If you read the fine print, you will find that the dividend has been cut in half. Oh, they don't say that. They say in the release, "After close and subject to AT&T Board approval AT&T expects an annual dividend payout ratio of 40% on anticipated free cash flow of $20 billion plus." For the uninitiated --which includes many of the shareholders -- that's a 50% reduction in why they own it in the first place.
Transformational? How about disgraceful all the way around?
To me, and, hopefully to the board of directors, this was a tremendous destruction of value and shareholders' money. Was there really nothing to all of this direct relationship to the customer? I heard a lot of talk Monday about how the landscape of entertainment changes so fast that AT&T realized it had to do something to keep up and this was it. Given the rationale, though, there would have been no reason to sell it. The "direct relationship" concept just seemed to not have mattered at all. It was all completely wrong or totally stupid or both. But in corporate America, no one is allowed to say it.
No one can say "my predecessor made one heck of a moronic move paying $85 billion a couple of years ago, claiming that our direct relationship would matter, because we are just a heavily indebted cellphone company with no important relationship with the consumer at all. But because he paid so much for no reason whatsoever, I have to dump it for about half of that and cut the dividend in half, even as I know you bought AT&T as a way to get good income."
Wouldn't that be better than all the other things you might have heard Monday?
Now, let's talk about what this really means for you, the shareholder, because there are important takeaways from what happened here.
First, in corporate America anything goes. No one is going to stick up for the existing shareholders who got suckered into owning this one, believing the synergy was producing a great dividend and that the actual dividend itself was safe. No one apologizes over the waste.
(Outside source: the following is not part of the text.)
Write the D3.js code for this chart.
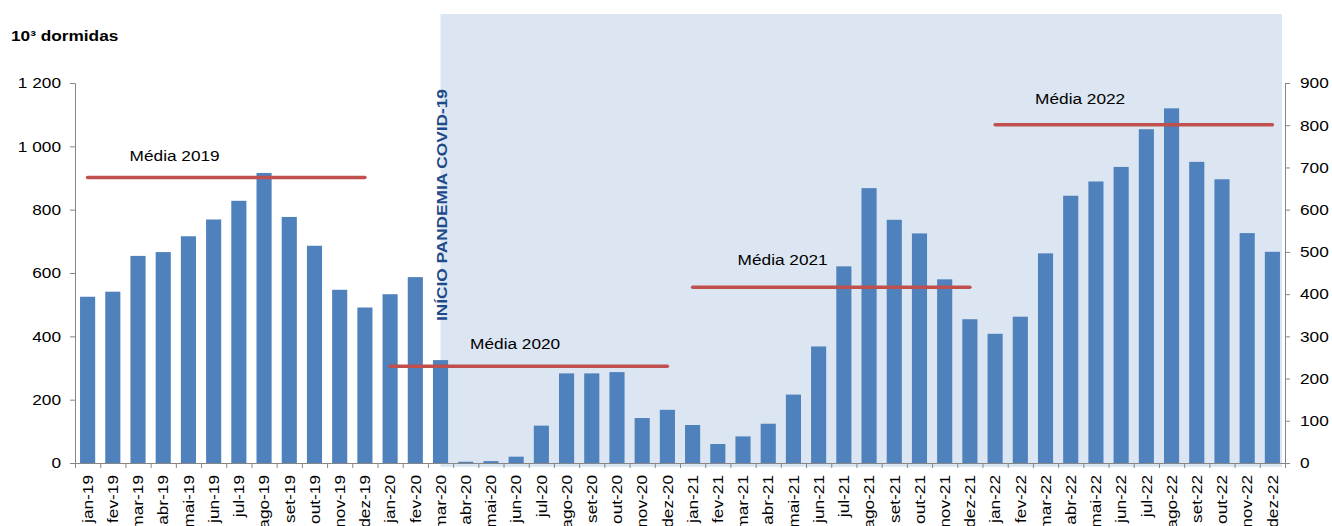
<!DOCTYPE html>
<html>
<head>
<meta charset="utf-8">
<script src="https://cdn.jsdelivr.net/npm/d3@7"></script>
<style>
  body { margin: 0; background: #fff; }
  svg { display: block; font-family: "Liberation Sans", Arial, sans-serif; }
</style>
</head>
<body>
<div id="chart"></div>
<script>
"use strict";

// months jan-19 .. dez-22
const months = ["jan-19","fev-19","mar-19","abr-19","mai-19","jun-19","jul-19","ago-19","set-19","out-19","nov-19","dez-19",
  "jan-20","fev-20","mar-20","abr-20","mai-20","jun-20","jul-20","ago-20","set-20","out-20","nov-20","dez-20",
  "jan-21","fev-21","mar-21","abr-21","mai-21","jun-21","jul-21","ago-21","set-21","out-21","nov-21","dez-21",
  "jan-22","fev-22","mar-22","abr-22","mai-22","jun-22","jul-22","ago-22","set-22","out-22","nov-22","dez-22"];

// dormidas (milhares), eixo esquerdo
const dormidas = [525, 541, 654, 666, 716, 769, 828, 916, 777, 686, 547, 491,
  533, 587, 325, 4, 6, 20, 118, 283, 283, 287, 142, 168,
  120, 60, 84, 124, 216, 368, 621, 868, 768, 725, 580, 454,
  408, 462, 662, 844, 889, 935, 1054, 1120, 951, 896, 726, 667];

// médias anuais (desenhadas no eixo direito, como no original)
const anos = ["2019", "2020", "2021", "2022"];
const medias = [676, 229, 416, 801];

const leftTicks = [0, 200, 400, 600, 800, 1000, 1200];
const rightTicks = [0, 100, 200, 300, 400, 500, 600, 700, 800, 900];

const width = 1332, height = 526;
const plotLeft = 75, plotRight = 1285, plotTop = 83, base = 463;
const sx = 1.15; // glyphs in the picture are a bit wider than Arial
const font = 15;
const axisColor = "#868686";

const svg = d3.select("#chart").append("svg")
    .attr("width", width)
    .attr("height", height);

const x = d3.scaleBand()
    .domain(months)
    .range([plotLeft, plotRight])
    .paddingInner(0.4)
    .paddingOuter(0.2);

const xEdge = d3.scaleLinear().domain([0, months.length]).range([plotLeft, plotRight]);
const yL = d3.scaleLinear().domain([0, 1200]).range([base, plotTop]);
const yR = d3.scaleLinear().domain([0, 900]).range([base, plotTop]);

const fmt = d3.formatLocale({ decimal: ",", thousands: " ", grouping: [3], currency: ["", ""] }).format(",");

// shaded pandemic period
const shadeX0 = x("mar-20") + x.bandwidth() / 2;
svg.append("rect")
    .attr("x", shadeX0)
    .attr("y", 14)
    .attr("width", plotRight - 3 - shadeX0)
    .attr("height", base + 4 - 14)
    .attr("fill", "#DCE6F2");

// bars
svg.append("g").selectAll("rect")
    .data(months)
  .enter().append("rect")
    .attr("x", d => x(d))
    .attr("y", (d, i) => yL(dormidas[i]))
    .attr("width", x.bandwidth())
    .attr("height", (d, i) => base - yL(dormidas[i]))
    .attr("fill", "#4F81BD");

// axes
let gx = svg.append("g")
    .attr("transform", `translate(0,${base})`)
    .call(d3.axisBottom(xEdge).tickValues(d3.range(months.length + 1)).tickFormat("").tickSize(5).tickSizeOuter(0));

let gl = svg.append("g")
    .attr("transform", `translate(${plotLeft},0)`)
    .call(d3.axisLeft(yL).tickValues(leftTicks).tickFormat(fmt).tickSize(5).tickSizeOuter(0));

let gr = svg.append("g")
    .attr("transform", `translate(${plotRight},0)`)
    .call(d3.axisRight(yR).tickValues(rightTicks).tickSize(5).tickSizeOuter(0));

[gx, gl, gr].forEach(g => {
  g.select(".domain").attr("stroke", axisColor);
  g.selectAll(".tick line").attr("stroke", axisColor);
  g.selectAll("text")
      .attr("font-size", font)
      .attr("font-family", "'Liberation Sans', Arial, sans-serif")
      .attr("fill", "#000");
});

gl.selectAll(".tick text")
    .attr("x", 0)
    .attr("transform", `translate(-14,0) scale(${sx},1)`);
gr.selectAll(".tick text")
    .attr("x", 0)
    .attr("transform", `translate(15,0) scale(${sx},1)`);

// month labels, rotated
svg.append("g").selectAll("text")
    .data(months)
  .enter().append("text")
    .attr("transform", d => `translate(${x(d) + x.bandwidth() / 2},475) rotate(-90) scale(${sx},1)`)
    .attr("text-anchor", "end")
    .attr("dy", "0.35em")
    .attr("font-size", font)
    .text(d => d);

// yearly means
const lineOffsets = [[42, -17], [80, -17], [45, -22], [40, -21]];
anos.forEach((ano, i) => {
  let x1 = x(months[i * 12]) + x.bandwidth() / 2;
  let x2 = x(months[i * 12 + 11]) + x.bandwidth() / 2;
  let yy = yR(medias[i]);
  svg.append("line")
      .attr("x1", x1).attr("x2", x2)
      .attr("y1", yy).attr("y2", yy)
      .attr("stroke", "#C0504D")
      .attr("stroke-width", 3.5)
      .attr("stroke-linecap", "round");
  svg.append("text")
      .attr("transform", `translate(${x1 + lineOffsets[i][0]},${yy + lineOffsets[i][1]}) scale(${sx},1)`)
      .attr("font-size", font)
      .text("Média " + ano);
});

// pandemic label
svg.append("text")
    .attr("transform", `translate(447,321) rotate(-90) scale(${sx},1)`)
    .attr("font-size", font)
    .attr("font-weight", "bold")
    .attr("fill", "#1F4A8A")
    .text("INÍCIO PANDEMIA COVID-19");

// unit title
svg.append("text")
    .attr("transform", `translate(11,41) scale(${sx},1)`)
    .attr("font-size", font)
    .attr("font-weight", "bold")
    .text("10³ dormidas");
</script>
</body>
</html>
No one disparages the person who put this whole deal together, or even mentions the now dubious rationale. Everyone gets away with anything. No one apologizes for being a knucklehead.
Then, you have to wonder what really went wrong here. You could say it's the bogus concept. I think that's only a part of it. The other part is that this is what happens when you run the most heavily indebted company in America. I could tolerate this blundering by an Apple (AAPL) or an Alphabet (GOOGL) or Facebook (FB) -- not that they would ever be so dumb as to make this kind of acquisition. But a company with billions upon billions of debt already, including $48.5 billion from another ill-fated acquisition, the now spun out Direct TV seven years ago, this was just complexly ill-advised, and boy, oh boy, am I being polite to say this.
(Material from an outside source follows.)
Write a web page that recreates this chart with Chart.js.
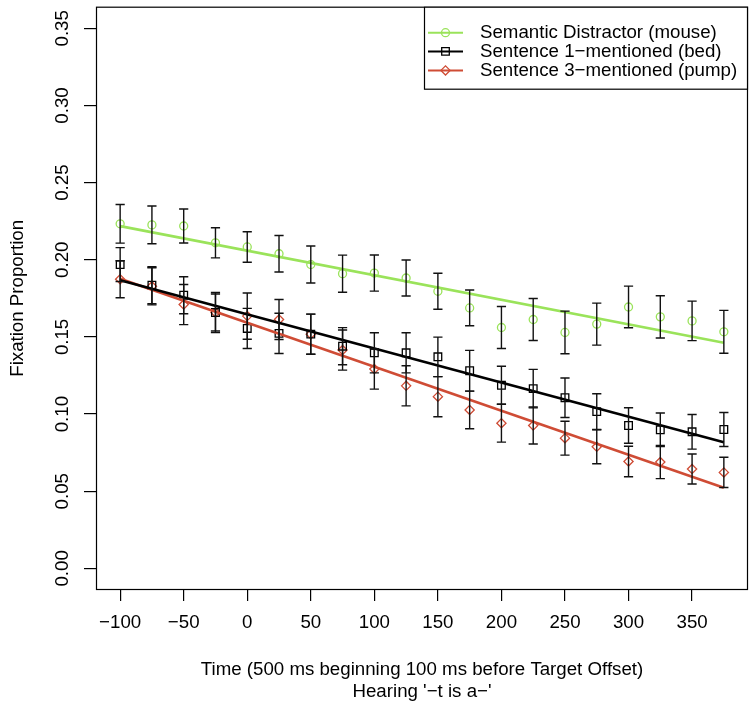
<!DOCTYPE html>
<html>
<head>
<meta charset="utf-8">
<script src="https://cdn.jsdelivr.net/npm/chart.js@4.4.1/dist/chart.umd.min.js"></script>
<style>
html,body{margin:0;padding:0;background:#fff;}
#wrap{width:756px;height:709px;}
</style>
</head>
<body>
<div id="wrap"><canvas id="fixation_chart" width="756" height="709"></canvas></div>
<script>
// time bins (ms)
var timeBins = [-100,-75,-50,-25,0,25,50,75,100,125,150,175,200,225,250,275,300,325,350,375];

// Semantic Distractor (mouse)
var semanticVals = [0.2233,0.2226,0.2219,0.2110,0.2083,0.2039,0.1969,0.1910,0.1914,0.1882,
                    0.1796,0.1688,0.1561,0.1613,0.1529,0.1583,0.1694,0.1630,0.1604,0.1533];
var semanticErr  = [0.0125,0.0122,0.0110,0.0098,0.0099,0.0118,0.0120,0.0120,0.0117,0.0117,
                    0.0117,0.0116,0.0136,0.0136,0.0138,0.0136,0.0135,0.0137,0.0128,0.0139];

// Sentence 1-mentioned (bed)
var sent1Vals = [0.1969,0.1835,0.1770,0.1658,0.1555,0.1523,0.1518,0.1440,0.1397,0.1397,
                 0.1371,0.1281,0.1187,0.1165,0.1106,0.1016,0.0926,0.0898,0.0885,0.0900];
var sent1Err  = [0.0110,0.0120,0.0120,0.0120,0.0130,0.0130,0.0130,0.0120,0.0130,0.0130,
                 0.0128,0.0132,0.0123,0.0125,0.0128,0.0116,0.0115,0.0109,0.0112,0.0110];

// Sentence 3-mentioned (pump)
var sent3Vals = [0.1874,0.1828,0.1710,0.1658,0.1635,0.1613,0.1518,0.1415,0.1292,0.1183,
                 0.1113,0.1027,0.0941,0.0926,0.0844,0.0788,0.0693,0.0689,0.0644,0.0622];
var sent3Err  = [0.0120,0.0120,0.0130,0.0130,0.0150,0.0130,0.0130,0.0130,0.0130,0.0130,
                 0.0130,0.0122,0.0123,0.0120,0.0110,0.0110,0.0099,0.0107,0.0097,0.0098];

// fitted lines, read at the two ends
var fitX        = [-100, 375];
var semanticFit = [0.2218, 0.1462];
var sent1Fit    = [0.1867, 0.0818];
var sent3Fit    = [0.1877, 0.0522];

var seriesNames = ["Semantic Distractor (mouse)", "Sentence 1\u2212mentioned (bed)", "Sentence 3\u2212mentioned (pump)"];
var xTickVals = [-100,-50,0,50,100,150,200,250,300,350];
var yTickVals = [0,0.05,0.10,0.15,0.20,0.25,0.30,0.35];

var colGreen = "#9ae35a";
var colBlack = "#000000";
var colRed   = "#cf4c35";
var fontFam  = "'Liberation Sans', Arial, Helvetica, sans-serif";
var fontSize = 18.7;

function toPoints(xs, ys){
  var arr = [];
  for (var i = 0; i < xs.length; i++){
    arr.push({x: xs[i], y: ys[i]});
  }
  return arr;
}

function fmtMinus(v){
  return String(v).replace("-", "\u2212");
}

var errorBarsPlugin = {
  id: "errorBars",
  afterDatasetsDraw: function(chart){
    var ctx = chart.ctx;
    var xs = chart.scales.x, ys = chart.scales.y;
    var groups = [[semanticVals, semanticErr], [sent1Vals, sent1Err], [sent3Vals, sent3Err]];
    ctx.save();
    ctx.strokeStyle = "#111";
    ctx.lineWidth = 1.4;
    for (var g = 0; g < groups.length; g++){
      var vals = groups[g][0], errs = groups[g][1];
      for (var i = 0; i < timeBins.length; i++){
        var px = xs.getPixelForValue(timeBins[i]);
        var top = ys.getPixelForValue(vals[i] + errs[i]);
        var bot = ys.getPixelForValue(vals[i] - errs[i]);
        ctx.beginPath();
        ctx.moveTo(px, top); ctx.lineTo(px, bot);
        ctx.moveTo(px - 4.6, top); ctx.lineTo(px + 4.6, top);
        ctx.moveTo(px - 4.6, bot); ctx.lineTo(px + 4.6, bot);
        ctx.stroke();
      }
    }
    ctx.restore();
  }
};

function drawMarker(ctx, style, x, y, color){
  ctx.save();
  ctx.strokeStyle = color;
  ctx.lineWidth = 1.3;
  ctx.beginPath();
  if (style == "circle"){
    ctx.arc(x, y, 4, 0, Math.PI * 2);
  } else if (style == "rect"){
    ctx.rect(x - 3.8, y - 3.8, 7.6, 7.6);
  } else {
    ctx.moveTo(x - 4.6, y); ctx.lineTo(x, y - 4.6); ctx.lineTo(x + 4.6, y); ctx.lineTo(x, y + 4.6); ctx.closePath();
  }
  ctx.stroke();
  ctx.restore();
}

var framePlugin = {
  id: "frame",
  afterDraw: function(chart){
    var ctx = chart.ctx;
    var a = chart.chartArea;
    var ys = chart.scales.y;
    ctx.save();
    // plot box
    ctx.strokeStyle = "#000";
    ctx.lineWidth = 1.2;
    ctx.strokeRect(a.left + 0.5, a.top + 0.5, a.right - a.left - 1, a.bottom - a.top - 1);

    // y tick labels, rotated as in R
    ctx.fillStyle = "#000";
    ctx.font = fontSize + "px " + fontFam;
    ctx.textAlign = "center";
    ctx.textBaseline = "middle";
    for (var i = 0; i < yTickVals.length; i++){
      var py = ys.getPixelForValue(yTickVals[i]);
      ctx.save();
      ctx.translate(63, py);
      ctx.rotate(-Math.PI / 2);
      ctx.fillText(yTickVals[i].toFixed(2), 0, 0);
      ctx.restore();
    }

    // legend
    var lx = 424, ly = a.top, lw = a.right - 424, lh = 82;
    ctx.fillStyle = "#fff";
    ctx.fillRect(lx, ly, lw, lh);
    ctx.strokeRect(lx + 0.5, ly + 0.5, lw - 1, lh);
    var rows = [26, 44.7, 63.7];
    var cols = [colGreen, colBlack, colRed];
    var styles = ["circle", "rect", "diamond"];
    for (var r = 0; r < rows.length; r++){
      var ry = ly + rows[r];
      ctx.strokeStyle = cols[r];
      ctx.lineWidth = 2;
      ctx.beginPath();
      ctx.moveTo(lx + 4, ry); ctx.lineTo(lx + 39, ry);
      ctx.stroke();
      drawMarker(ctx, styles[r], lx + 21.5, ry, cols[r]);
      ctx.fillStyle = "#000";
      ctx.textAlign = "left";
      ctx.fillText(seriesNames[r], lx + 56, ry);
    }
    ctx.restore();
  }
};

function showFixationChart(){
  Chart.defaults.font.family = fontFam;
  Chart.defaults.color = "#000";

  var config = {
    type: "scatter",
    data: {
      datasets: [
        { label: seriesNames[0] + " fit", data: toPoints(fitX, semanticFit), showLine: true,
          borderColor: colGreen, borderWidth: 2.6, pointRadius: 0 },
        { label: seriesNames[1] + " fit", data: toPoints(fitX, sent1Fit), showLine: true,
          borderColor: colBlack, borderWidth: 2.6, pointRadius: 0 },
        { label: seriesNames[2] + " fit", data: toPoints(fitX, sent3Fit), showLine: true,
          borderColor: colRed, borderWidth: 2.6, pointRadius: 0 },
        { label: seriesNames[0], data: toPoints(timeBins, semanticVals), showLine: false,
          pointStyle: "circle", pointRadius: 4, borderColor: colGreen, borderWidth: 1.3,
          backgroundColor: "rgba(0,0,0,0)" },
        { label: seriesNames[1], data: toPoints(timeBins, sent1Vals), showLine: false,
          pointStyle: "rect", pointRadius: 5.4, borderColor: colBlack, borderWidth: 1.3,
          backgroundColor: "rgba(0,0,0,0)" },
        { label: seriesNames[2], data: toPoints(timeBins, sent3Vals), showLine: false,
          pointStyle: "rectRot", pointRadius: 4.6, borderColor: colRed, borderWidth: 1.3,
          backgroundColor: "rgba(0,0,0,0)" }
      ]
    },
    options: {
      responsive: false,
      animation: false,
      devicePixelRatio: 1,
      layout: { padding: { top: 5, right: 8, left: 0, bottom: 0 } },
      plugins: { legend: { display: false }, tooltip: { enabled: false } },
      scales: {
        x: {
          type: "linear", min: -119, max: 394,
          afterBuildTicks: function(s){ s.ticks = xTickVals.map(function(v){ return {value: v}; }); },
          afterFit: function(s){ s.height = 119; },
          grid: { drawOnChartArea: false, drawTicks: true, tickLength: 11, color: "#000", lineWidth: 1.2 },
          border: { display: false },
          ticks: { color: "#000", font: { size: fontSize }, padding: 11, maxRotation: 0, autoSkip: false,
                   callback: function(v){ return fmtMinus(v); } },
          title: { display: true, color: "#000",
                   text: ["Time (500 ms beginning 100 ms before Target Offset)", "Hearing '\u2212t is a\u2212'"],
                   font: { size: fontSize, lineHeight: 1.16 }, padding: { top: 0, bottom: 6.5 } }
        },
        y: {
          type: "linear", min: -0.014, max: 0.364,
          afterBuildTicks: function(s){ s.ticks = yTickVals.map(function(v){ return {value: v}; }); },
          afterFit: function(s){ s.width = 96; },
          grid: { drawOnChartArea: false, drawTicks: true, tickLength: 12, color: "#000", lineWidth: 1.2 },
          border: { display: false },
          ticks: { display: false },
          title: { display: true, color: "#000", text: "Fixation Proportion",
                   font: { size: fontSize }, padding: { top: 7, bottom: 0 } }
        }
      }
    },
    plugins: [errorBarsPlugin, framePlugin]
  };

  new Chart(document.getElementById("fixation_chart").getContext("2d"), config);
}

document.addEventListener("DOMContentLoaded", showFixationChart, false);
</script>
</body>
</html>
Next it's great way to learn why you never reach for yield, because most of the time the company can't afford to pay a dividend that gives you a 6.7% yield. I say "great," because if you bought it within the last few months, you didn't get hurt learning.
Finally, unlike, say sports, there's no referees in this one. Nobody to say, "nope you can't do this, it's against the rules." Maybe the board of directors is supposed to fulfill that role, but I don't think this board played that role. I don't think anyone played that role.
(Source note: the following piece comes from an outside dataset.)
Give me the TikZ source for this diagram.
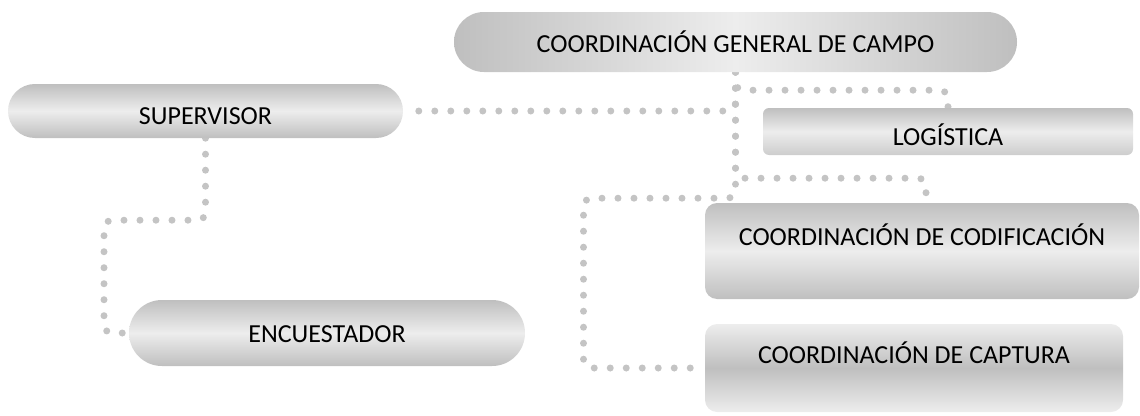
\documentclass[tikz,border=0pt]{standalone}
\usepackage{fontspec}
\setmainfont{Carlito}
\usetikzlibrary{backgrounds}
\definecolor{dk}{HTML}{BFBFBF}
\definecolor{lt}{HTML}{EDEDED}
\definecolor{dotc}{HTML}{C4C4C4}
\begin{document}
\begin{tikzpicture}[x=1pt,y=-1pt,
  box/.style={inner sep=0pt, font=\fontsize{26}{30}\selectfont},
  vgrad/.style={top color=dk, bottom color=dk, middle color=lt},
  conn/.style={draw=dotc, line width=7pt, line cap=round, dash pattern=on 0pt off 16pt, rounded corners=8pt}]
\useasboundingbox (0,0) rectangle (1140,415);

\node[box, minimum width=563pt, text height=40pt, text depth=20pt, rounded corners=29.9pt,
      left color=dk, right color=dk, middle color=lt] (gen) at (735.5,42) {COORDINACIÓN GENERAL DE CAMPO};
\node[box, vgrad, minimum width=395pt, text height=40pt, text depth=14pt, rounded corners=26.9pt] (sup) at (205.5,111) {SUPERVISOR};
\node[box, vgrad, minimum width=396pt, text height=42pt, text depth=24pt, rounded corners=32.9pt] (enc) at (327,333) {ENCUESTADOR};
\node[box, top color=dk, bottom color=dk!70!lt, middle color=lt, minimum width=370pt, text height=37pt, text depth=10pt, rounded corners=6pt] (log) at (948,131.5) {LOGÍSTICA};
\node[box, vgrad, minimum width=434pt, text height=42pt, text depth=54pt, rounded corners=12pt] (cod) at (922,251) {COORDINACIÓN DE CODIFICACIÓN};
\node[box, top color=lt, bottom color=lt, middle color=dk, minimum width=418pt, text height=39pt, text depth=49pt, rounded corners=12pt] (cap) at (914,368) {COORDINACIÓN DE CAPTURA};

\begin{scope}[on background layer]
\draw[conn] (gen.south) -- (gen.south |- sup.east) -- (sup.east);
\draw[conn] (gen.south) -- ++(0,18) -| (log.north);
\draw[conn] (gen.south) -- ++(0,106) -| ([xshift=4pt]cod.north);
\draw[conn] (gen.south) -- ++(0,126) -- ++(-152,0) |- (cap.west);
\draw[conn] (sup.south) -- ++(0,82) -- ++(-101.5,0) |- (enc.west);
\end{scope}
\end{tikzpicture}
\end{document}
It's fortunate that so many American companies have very little debt and are far less desperate than AT&T when it comes to direction or discipline or lack thereof. There are three companies making big acquisitions or trying to make acquisitions right now and all three to me make a ton of sense. There's Salesforce (CRM) trying to buy Slack (WORK) for $27 billion, Nvidia (NVDA) trying to buy Arm Holdings for $40 billion and Advanced Micro Devices (AMD) closing in on Xilinx (XLNX) for $35 billion. Salesforce.com needs Slack as a way to compete with Microsoft (MSFT) . Slack's a terrific product and CEO Marc Benioff is a tremendous buyer, who has proven his doubters wrong again and again. Nvidia wants to own the device business and Arm Holdings has the best software platform. The combination would be so unbeatable that it might not be allowed. AMD needs Xilinx to diversify away from personal computers, and high performance computing and Xilinx chips are in very different markets including cars and aerospace and health care.
These are the kinds of deals where the rationale is so clear that it's not even arguable. There is nothing alchemy here. They are the kinds of deals where the CEOs have also earned the right to take these actions because they are founders are saviors.
In other words, the AT&T buy of Time Warner for $85 billion should never have occurred. There's only one winner in this, Jeff Bewkes, the man who pants'd AT&T by selling it to AT&T for a fortune for his shareholders. He's the one who should be celebrated. I always joke with my friend David Faber that Jeff Bewkes is a great American, because he's been so fabulous for his investors. Looks like he earned his esteemed appellation still one more time.